4. 10F4 ჴ [q] (according to Holisky 1996: 366; no Greek counterpart)

I would expect [q] to be aspirated [qh] like the other nonejective voiceless stops.

This letter is [qh] in Svan.

5. 10F5 ჵ [ow] : Greek ω

[ow] sounds like an attempt to imitate Greek long [oo].

Holisky did not list a later pronunciation [o] which would have been parallel to [e] < [ej].

The following letters are not in Holisky (1996: 366):

6. 10F6 ჶ (Unicode 'fi') : cf. Greek φ

Was this used to represent the non-Georgian sound [f]? Was Greek [θ] borrowed as [f] (cf. Russian Федор 'Theodore')?

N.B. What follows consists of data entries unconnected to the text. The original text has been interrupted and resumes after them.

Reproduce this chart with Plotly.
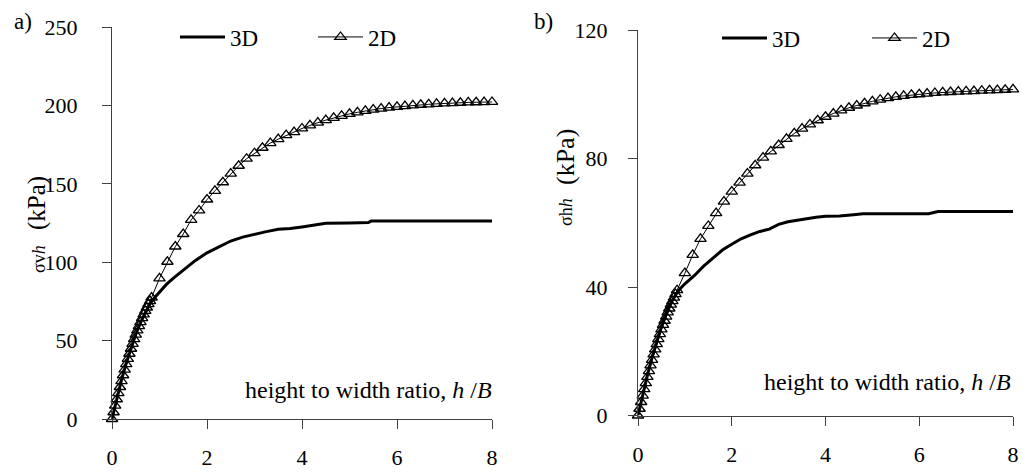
import plotly.graph_objects as go

# ---------------- data: panel a) vertical stress ----------------
a_3d_x = [0, 0.1, 0.2, 0.3, 0.4, 0.5, 0.6, 0.7, 0.8, 0.9, 1.0, 1.15, 1.3, 1.5, 1.75,
          2.0, 2.25, 2.5, 2.75, 3.0, 3.25, 3.5, 3.75, 4.0, 4.25, 4.5, 5.0, 5.4, 5.45,
          6.0, 7.0, 8.0]
a_3d_y = [0, 13, 25, 35.5, 45, 54, 61.5, 68, 73.5, 77.5, 81, 86, 90, 95, 101,
          106, 110, 113.5, 116, 118, 119.5, 121, 121.5, 122.5, 123.5, 124.8, 125, 125.3, 126.2,
          126.2, 126.2, 126.2]

a_2d_x = [0, 0.0333, 0.0667, 0.1, 0.1333, 0.1667, 0.2, 0.2333, 0.2667, 0.3, 0.3333, 0.3667,
          0.4, 0.4333, 0.4667, 0.5, 0.5333, 0.5667, 0.6, 0.6333, 0.6667, 0.7, 0.7333, 0.7667,
          0.8, 0.8333, 1.0, 1.1667, 1.3333, 1.5, 1.6667, 1.8333, 2.0, 2.1667, 2.3333, 2.5,
          2.6667, 2.8333, 3.0, 3.1667, 3.3333, 3.5, 3.6667, 3.8333, 4.0, 4.1667, 4.3333, 4.5,
          4.6667, 4.8333, 5.0, 5.1667, 5.3333, 5.5, 5.6667, 5.8333, 6.0, 6.1667, 6.3333, 6.5,
          6.6667, 6.8333, 7.0, 7.1667, 7.3333, 7.5, 7.6667, 7.8333, 8.0]
a_2d_y = [0, 4.3, 8.5, 12.6, 16.5, 20.4, 24.2, 27.9, 31.5, 35.0, 38.3, 41.6,
          44.8, 47.9, 50.9, 53.8, 56.5, 59.2, 61.8, 64.3, 66.7, 68.9, 71.1, 73.2,
          75.2, 77.5, 89.7, 100.3, 110, 118, 127, 133, 140, 145.5, 151, 156.5,
          161.5, 166, 169.5, 173, 176, 178.5, 181, 183, 185.3, 187.3, 189, 190.6,
          192, 193.3, 194.6, 195.6, 196.5, 197.3, 198, 198.6, 199.1, 199.6, 200, 200.4,
          200.7, 201, 201.3, 201.5, 201.7, 201.9, 202, 202.1, 202.2]

# ---------------- data: panel b) horizontal stress ----------------
b_3d_x = [0, 0.1, 0.2, 0.3, 0.4, 0.5, 0.6, 0.7, 0.8, 0.9, 1.0, 1.2, 1.4, 1.6, 1.8,
          2.0, 2.2, 2.4, 2.6, 2.8, 3.0, 3.2, 3.4, 3.6, 3.8, 4.0, 4.3, 4.6, 4.8, 6.2,
          6.4, 8.0]
b_3d_y = [0, 6.5, 12.5, 18, 23, 27.5, 31.5, 35, 37.5, 39.5, 41, 43.5, 46.5, 49, 51.5,
          53.3, 55, 56.2, 57.3, 58, 59.5, 60.3, 60.8, 61.2, 61.7, 62, 62.1, 62.5, 62.8, 62.8,
          63.5, 63.5]

b_2d_x = a_2d_x
b_2d_y = [0, 2.1, 4.2, 6.2, 8.2, 10.1, 12.0, 13.8, 15.6, 17.3, 19.0, 20.6,
          22.2, 23.8, 25.3, 26.8, 28.2, 29.5, 30.8, 32.1, 33.3, 34.5, 35.6, 36.7,
          37.8, 39.0, 44.3, 50, 55, 59, 63, 66.6, 69.7, 72.5, 75.3, 77.9,
          80.3, 82.2, 84.2, 86.1, 87.8, 89.3, 90.6, 91.9, 93.0, 94.0, 95.0, 95.8,
          96.5, 97.2, 97.8, 98.3, 98.8, 99.2, 99.5, 99.8, 100.0, 100.2, 100.4, 100.6,
          100.7, 100.8, 100.9, 101.0, 101.1, 101.2, 101.3, 101.4, 101.5]

x_ticks = [0, 2, 4, 6, 8]
a_y_ticks = [0, 50, 100, 150, 200, 250]
b_y_ticks = [0, 40, 80, 120]

FONT = "Liberation Serif, Times New Roman, serif"
W, H = 1023, 474
AXC = "#404040"

fig = go.Figure()

def add_panel(x3, y3, x2, y2, xa, ya, leg):
    fig.add_trace(go.Scatter(x=x3, y=y3, mode="lines", name="3D",
                             line=dict(color="black", width=3),
                             xaxis=xa, yaxis=ya, legend=leg, cliponaxis=False))
    fig.add_trace(go.Scatter(x=x2, y=y2, mode="lines+markers", name="2D",
                             line=dict(color="black", width=1),
                             marker=dict(symbol="triangle-up-open", size=10, color="black",
                                         line=dict(width=1.3)),
                             xaxis=xa, yaxis=ya, legend=leg, cliponaxis=False))

add_panel(a_3d_x, a_3d_y, a_2d_x, a_2d_y, "x", "y", "legend")
add_panel(b_3d_x, b_3d_y, b_2d_x, b_2d_y, "x2", "y2", "legend2")

axis_common = dict(showgrid=False, zeroline=False, showline=True, linecolor=AXC,
                   linewidth=1, ticks="outside", ticklen=9, tickcolor=AXC,
                   tickfont=dict(family=FONT, size=22, color="black"))

fig.update_layout(
    width=W, height=H, margin=dict(l=0, r=0, t=0, b=0, autoexpand=False),
    paper_bgcolor="white", plot_bgcolor="white",
    font=dict(family=FONT, color="black"),
    xaxis=dict(domain=[112 / W, 492 / W], range=[0, 8], tickvals=x_ticks,
               ticklabelstandoff=10, anchor="y", **axis_common),
    yaxis=dict(domain=[1 - 419 / H, 1 - 27 / H], range=[0, 250], tickvals=a_y_ticks,
               ticklabelstandoff=20, anchor="x", **axis_common),
    xaxis2=dict(domain=[638 / W, 1013 / W], range=[0, 8], tickvals=x_ticks,
                ticklabelstandoff=10, anchor="y2", **axis_common),
    yaxis2=dict(domain=[1 - 415.5 / H, 1 - 30 / H], range=[0, 120], tickvals=b_y_ticks,
                ticklabelstandoff=16, anchor="x2", **axis_common),
    legend=dict(orientation="h", x=175 / W, y=1 - 37 / H, xanchor="left", yanchor="middle",
                font=dict(family=FONT, size=23, color="black"), bgcolor="rgba(0,0,0,0)",
                entrywidth=78, entrywidthmode="pixels", itemwidth=45,
                traceorder="normal"),
    legend2=dict(orientation="h", x=717 / W, y=1 - 38 / H, xanchor="left", yanchor="middle",
                 font=dict(family=FONT, size=23, color="black"), bgcolor="rgba(0,0,0,0)",
                 entrywidth=90, entrywidthmode="pixels", itemwidth=45,
                 traceorder="normal"),
    showlegend=True,
)

def ann(text, px, py, size, angle=0, xanchor="center"):
    fig.add_annotation(text=text, x=px / W, y=1 - py / H, xref="paper", yref="paper",
                       showarrow=False, textangle=angle, xanchor=xanchor, yanchor="middle",
                       font=dict(family=FONT, size=size, color="black"))

ann("a)", 23, 22, 23)
ann("b)", 543, 22, 23)
ann("(kPa)", 37, 203, 25, -90)
ann("σv<i>h</i>", 39, 259, 18, -90)
ann("(kPa)", 565, 157, 26, -90)
ann("σh<i>h</i>", 566, 212, 18, -90)
ann("height to width ratio, <i>h</i> /<i>B</i>", 494, 390, 24, xanchor="right")
ann("height to width ratio, <i>h</i> /<i>B</i>", 1013, 382, 24, xanchor="right")

fig.write_html("out.html")
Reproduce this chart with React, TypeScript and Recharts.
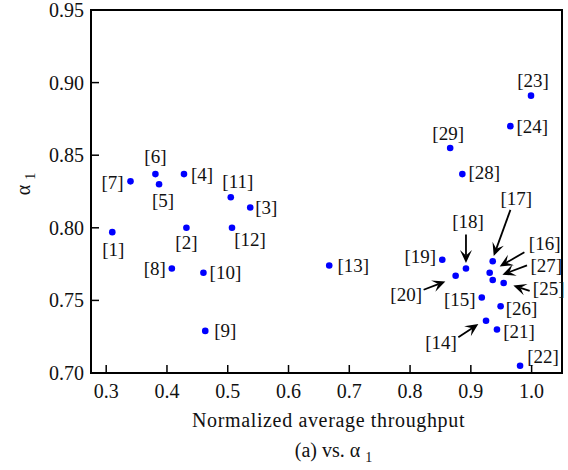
import React from 'react';
import { ScatterChart, Scatter, XAxis, YAxis, ReferenceArea } from 'recharts';

// scheme number, normalized average throughput, alpha_1
const schemeIds = [1, 2, 3, 4, 5, 6, 7, 8, 9, 10, 11, 12, 13, 14, 15, 16, 17, 18, 19, 20, 21, 22, 23, 24, 25, 26, 27, 28, 29];
const throughput = [0.310, 0.432, 0.537, 0.428, 0.387, 0.381, 0.340, 0.408, 0.463, 0.460, 0.505, 0.507, 0.667, 0.925, 0.918, 0.931, 0.936, 0.892, 0.853, 0.875, 0.943, 0.981, 0.999, 0.965, 0.954, 0.949, 0.936, 0.886, 0.866];
const alpha1 = [0.797, 0.800, 0.814, 0.837, 0.830, 0.837, 0.832, 0.772, 0.729, 0.769, 0.821, 0.800, 0.774, 0.736, 0.752, 0.769, 0.777, 0.772, 0.778, 0.767, 0.730, 0.705, 0.891, 0.870, 0.762, 0.746, 0.764, 0.837, 0.855];

const xTicks = [0.3, 0.4, 0.5, 0.6, 0.7, 0.8, 0.9, 1.0];
const yTicks = [0.70, 0.75, 0.80, 0.85, 0.90, 0.95];

// label placement (pixels from the dot) and optional arrows [x0, y0, x1, y1]
const labelPlacement: Record<number, { dx: number; dy: number; arrow?: number[] }> = {
  1: { dx: 1, dy: 17 },
  2: { dx: 0, dy: 15 },
  3: { dx: 16, dy: 0 },
  4: { dx: 18, dy: 0 },
  5: { dx: 4, dy: 16 },
  6: { dx: 0, dy: -18 },
  7: { dx: -18, dy: 1 },
  8: { dx: -17, dy: 0 },
  9: { dx: 20, dy: 0 },
  10: { dx: 22, dy: 0 },
  11: { dx: 7, dy: -16 },
  12: { dx: 18, dy: 12 },
  13: { dx: 24, dy: 0 },
  14: { dx: -45, dy: 22, arrow: [-27.7, 16.6, -7.7, 3.3] },
  15: { dx: -22, dy: 2 },
  16: { dx: 55, dy: -29, arrow: [34.7, -20.6, 10, -6.3] },
  17: { dx: 23.5, dy: -63, arrow: [17.7, -51.3, 1, -5.3] },
  18: { dx: 2, dy: -47, arrow: [0, -34, 0, -5.5] },
  19: { dx: -22, dy: -3 },
  20: { dx: -49.5, dy: 18.7, arrow: [-32, 14, -10.3, 5.7] },
  21: { dx: 22, dy: 2 },
  22: { dx: 23, dy: -9 },
  23: { dx: 2, dy: -15 },
  24: { dx: 22, dy: 0 },
  25: { dx: 45, dy: 5.3, arrow: [26, 8, 9.7, 2.5] },
  26: { dx: 21, dy: 2 },
  27: { dx: 53.5, dy: -14.7, arrow: [34.3, -14.7, 9.7, -5.4] },
  28: { dx: 22, dy: -2 },
  29: { dx: -2, dy: -14 },
};

const points = schemeIds.map((id, i) => ({ id, x: throughput[i], y: alpha1[i] }));

const serif = { fontFamily: '"Liberation Serif", "Times New Roman", Times, serif' };

const Arrow = ({ x0, y0, x1, y1 }: { x0: number; y0: number; x1: number; y1: number }) => {
  const len = Math.hypot(x1 - x0, y1 - y0);
  const ux = (x1 - x0) / len;
  const uy = (y1 - y0) / len;
  const px = -uy;
  const py = ux;
  const headLen = 13;
  const half = 6;
  const notch = 7.5;
  const bx = x1 - ux * headLen;
  const by = y1 - uy * headLen;
  const nx = x1 - ux * notch;
  const ny = y1 - uy * notch;
  return (
    <g>
      <line x1={x0} y1={y0} x2={nx} y2={ny} stroke="#000" strokeWidth={1.8} />
      <polygon
        points={`${x1},${y1} ${bx + px * half},${by + py * half} ${nx},${ny} ${bx - px * half},${by - py * half}`}
        fill="#000"
      />
    </g>
  );
};

const PointShape = (props: any) => {
  const { cx, cy, payload } = props;
  const place = labelPlacement[payload.id];
  return (
    <g>
      <circle cx={cx} cy={cy} r={3.3} fill="#0000ff" />
      <text
        x={cx + place.dx}
        y={cy + place.dy}
        dy="0.34em"
        textAnchor="middle"
        style={serif}
        fontSize={19}
        fill="#111"
      >
        [{payload.id}]
      </text>
      {place.arrow && (
        <Arrow
          x0={cx + place.arrow[0]}
          y0={cy + place.arrow[1]}
          x1={cx + place.arrow[2]}
          y1={cy + place.arrow[3]}
        />
      )}
    </g>
  );
};

const XTick = (props: any) => {
  const { x, y, payload } = props;
  return (
    <g>
      <line x1={x} y1={y} x2={x} y2={y - 8} stroke="#000" strokeWidth={1.5} />
      <text x={x} y={y + 25} textAnchor="middle" style={serif} fontSize={20} fill="#111">
        {payload.value.toFixed(1)}
      </text>
    </g>
  );
};

const YTick = (props: any) => {
  const { x, y, payload } = props;
  return (
    <g>
      <line x1={x} y1={y} x2={x + 8} y2={y} stroke="#000" strokeWidth={1.5} />
      <text x={x - 7} y={y + 7} textAnchor="end" style={serif} fontSize={20} fill="#111">
        {payload.value.toFixed(2)}
      </text>
    </g>
  );
};

const XTitle = (props: any) => {
  const vb = props.viewBox || { x: 91, y: 373, width: 471, height: 97 };
  const cx = vb.x + vb.width / 2 + 2;
  return (
    <g fill="#111">
      <text x={cx} y={vb.y + 54} textAnchor="middle" style={{ ...serif, letterSpacing: 0.65 }} fontSize={20}>
        Normalized average throughput
      </text>
      <text x={cx + 5} y={vb.y + 84} textAnchor="middle" style={serif} fontSize={20}>
        (a) vs. α <tspan fontSize={14} dy={5}>1</tspan>
      </text>
    </g>
  );
};

const YTitle = () => (
  <text
    x={0}
    y={0}
    transform="translate(30, 184) rotate(-90)"
    textAnchor="middle"
    style={serif}
    fontSize={20}
    fill="#111"
  >
    α <tspan fontSize={14} dy={5}>1</tspan>
  </text>
);

const App: React.FC = () => {
  return (
    <div style={{ position: 'absolute', left: 0, top: 0, background: '#fff' }}>
      <ScatterChart width={568} height={470} margin={{ top: 10, right: 6, bottom: 0, left: 0 }}>
        <XAxis
          type="number"
          dataKey="x"
          domain={[0.275, 1.05]}
          ticks={xTicks}
          height={97}
          axisLine={false}
          tickLine={false}
          tickSize={0}
          tickMargin={0}
          tick={<XTick />}
          label={<XTitle />}
          interval={0}
        />
        <YAxis
          type="number"
          dataKey="y"
          domain={[0.7, 0.95]}
          ticks={yTicks}
          width={91}
          axisLine={false}
          tickLine={false}
          tickSize={0}
          tickMargin={0}
          tick={<YTick />}
          label={<YTitle />}
          interval={0}
        />
        <ReferenceArea x1={0.275} x2={1.05} y1={0.7} y2={0.95} fill="none" stroke="#000" strokeWidth={2} />
        <Scatter data={points} shape={<PointShape />} isAnimationActive={false} />
      </ScatterChart>
    </div>
  );
};

export default App;
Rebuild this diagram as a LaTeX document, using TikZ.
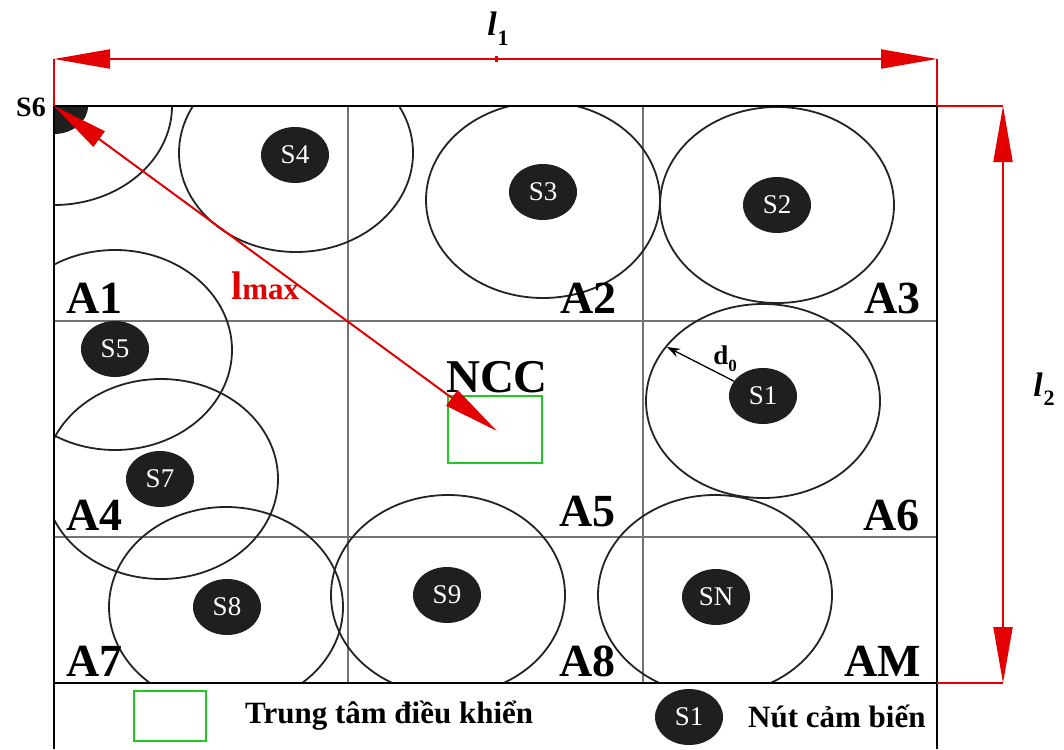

7. 10F9 ჹ (Unicode 'turned gan')

I have no idea what an inverted გ g represents.

8. 10FA ჺ (Unicode 'ain')

The name and even the shape are reminiscent of Arabic ﻋ `ayn (initial form). Is this a coincidence? Does it stand for [ʕ]?

These letters are for Mingrelian and Svan.

9. 10F7 ჷ (Unicode 'yn'; Svan [ə] ~ [ɨ])

10. 10F8 ჸ (Unicode 'elifi'; Svan [ʔ])

I presume their Mingrelian sound values are similar.